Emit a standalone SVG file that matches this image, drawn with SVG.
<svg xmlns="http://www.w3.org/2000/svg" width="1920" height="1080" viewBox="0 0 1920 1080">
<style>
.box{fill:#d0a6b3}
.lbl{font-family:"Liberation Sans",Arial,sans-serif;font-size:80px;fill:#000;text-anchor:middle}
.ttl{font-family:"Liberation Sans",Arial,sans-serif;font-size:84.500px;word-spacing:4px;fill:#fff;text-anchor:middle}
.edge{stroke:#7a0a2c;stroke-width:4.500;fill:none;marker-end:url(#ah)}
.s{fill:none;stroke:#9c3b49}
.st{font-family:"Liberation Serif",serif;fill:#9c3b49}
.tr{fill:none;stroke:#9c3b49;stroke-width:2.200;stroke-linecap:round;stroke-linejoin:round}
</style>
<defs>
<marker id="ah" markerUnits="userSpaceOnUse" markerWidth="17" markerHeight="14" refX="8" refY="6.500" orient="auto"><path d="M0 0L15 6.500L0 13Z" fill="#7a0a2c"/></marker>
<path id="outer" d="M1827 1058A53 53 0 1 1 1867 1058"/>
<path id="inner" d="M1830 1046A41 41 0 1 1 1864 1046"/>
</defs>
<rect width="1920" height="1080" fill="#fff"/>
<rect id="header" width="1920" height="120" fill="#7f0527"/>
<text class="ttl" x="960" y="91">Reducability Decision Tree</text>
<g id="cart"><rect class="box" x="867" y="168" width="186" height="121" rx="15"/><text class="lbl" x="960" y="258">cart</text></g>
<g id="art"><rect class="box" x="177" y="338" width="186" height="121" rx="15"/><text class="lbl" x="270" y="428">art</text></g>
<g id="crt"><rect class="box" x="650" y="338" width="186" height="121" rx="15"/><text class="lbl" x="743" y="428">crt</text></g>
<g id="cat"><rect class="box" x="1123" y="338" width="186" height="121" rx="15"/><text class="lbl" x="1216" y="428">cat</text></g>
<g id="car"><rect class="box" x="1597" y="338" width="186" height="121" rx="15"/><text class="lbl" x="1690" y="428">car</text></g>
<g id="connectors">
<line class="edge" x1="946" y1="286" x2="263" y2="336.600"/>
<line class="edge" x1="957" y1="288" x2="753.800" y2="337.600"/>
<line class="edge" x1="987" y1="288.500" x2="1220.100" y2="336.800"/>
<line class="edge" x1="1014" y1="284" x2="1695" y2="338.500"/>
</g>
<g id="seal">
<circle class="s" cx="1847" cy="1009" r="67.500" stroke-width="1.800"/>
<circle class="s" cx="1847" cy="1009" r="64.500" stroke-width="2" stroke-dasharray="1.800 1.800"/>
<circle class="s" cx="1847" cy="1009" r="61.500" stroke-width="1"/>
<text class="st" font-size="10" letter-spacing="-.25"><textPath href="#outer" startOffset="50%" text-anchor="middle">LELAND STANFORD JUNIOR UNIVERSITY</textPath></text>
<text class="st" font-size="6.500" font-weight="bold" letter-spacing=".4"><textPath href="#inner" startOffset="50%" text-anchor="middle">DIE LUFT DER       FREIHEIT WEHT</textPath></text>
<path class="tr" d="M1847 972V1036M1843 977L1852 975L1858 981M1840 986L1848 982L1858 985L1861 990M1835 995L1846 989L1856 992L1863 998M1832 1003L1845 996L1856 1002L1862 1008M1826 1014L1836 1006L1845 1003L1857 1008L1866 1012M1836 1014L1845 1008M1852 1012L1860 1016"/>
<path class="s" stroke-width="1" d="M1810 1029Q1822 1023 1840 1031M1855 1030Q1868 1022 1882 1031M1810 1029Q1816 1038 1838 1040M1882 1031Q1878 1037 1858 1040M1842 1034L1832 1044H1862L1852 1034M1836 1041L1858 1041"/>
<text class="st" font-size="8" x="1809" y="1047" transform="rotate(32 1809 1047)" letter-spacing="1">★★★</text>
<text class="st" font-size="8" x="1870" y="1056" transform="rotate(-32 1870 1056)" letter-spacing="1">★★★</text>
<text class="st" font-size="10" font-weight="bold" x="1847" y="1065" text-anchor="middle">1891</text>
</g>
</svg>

---

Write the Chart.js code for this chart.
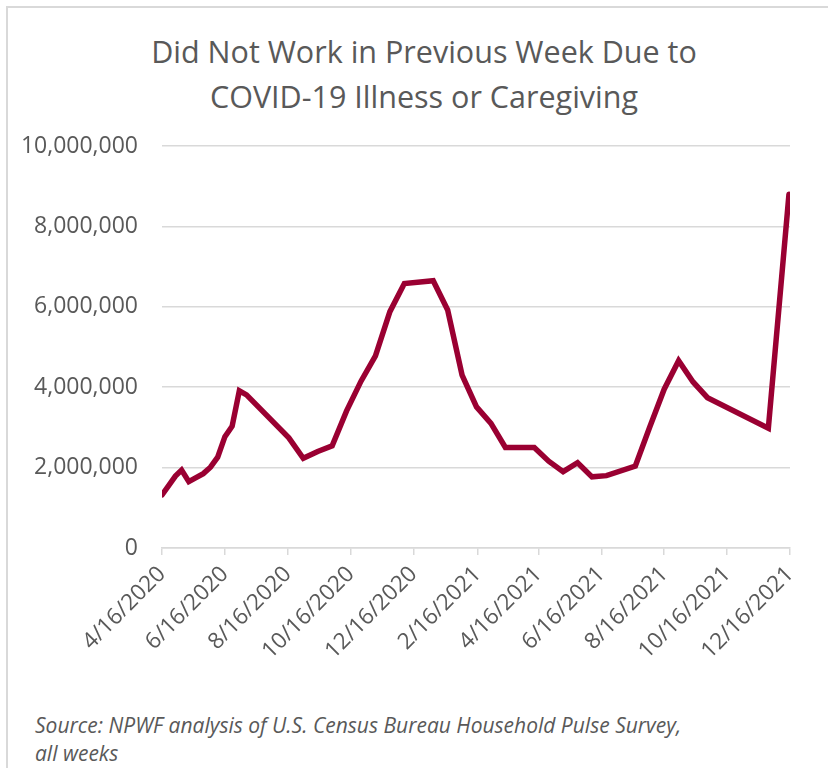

==

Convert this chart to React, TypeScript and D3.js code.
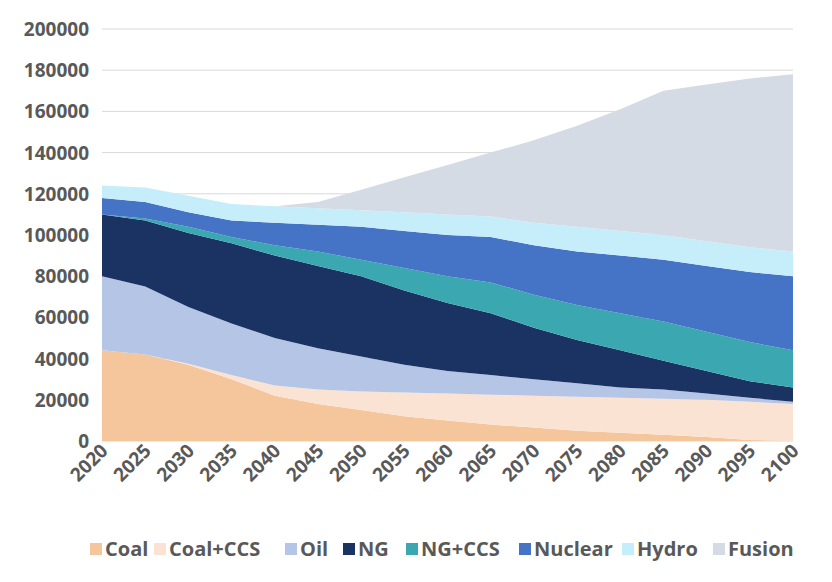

DIRECTIVE →
Search the lines above for the string "this" and copy each line that has it.

RESULT OF THE TASK →
Emit a standalone SVG file that matches this image, drawn with SVG.
Write the Chart.js code for this chart.
Convert this chart to React, TypeScript and D3.js code.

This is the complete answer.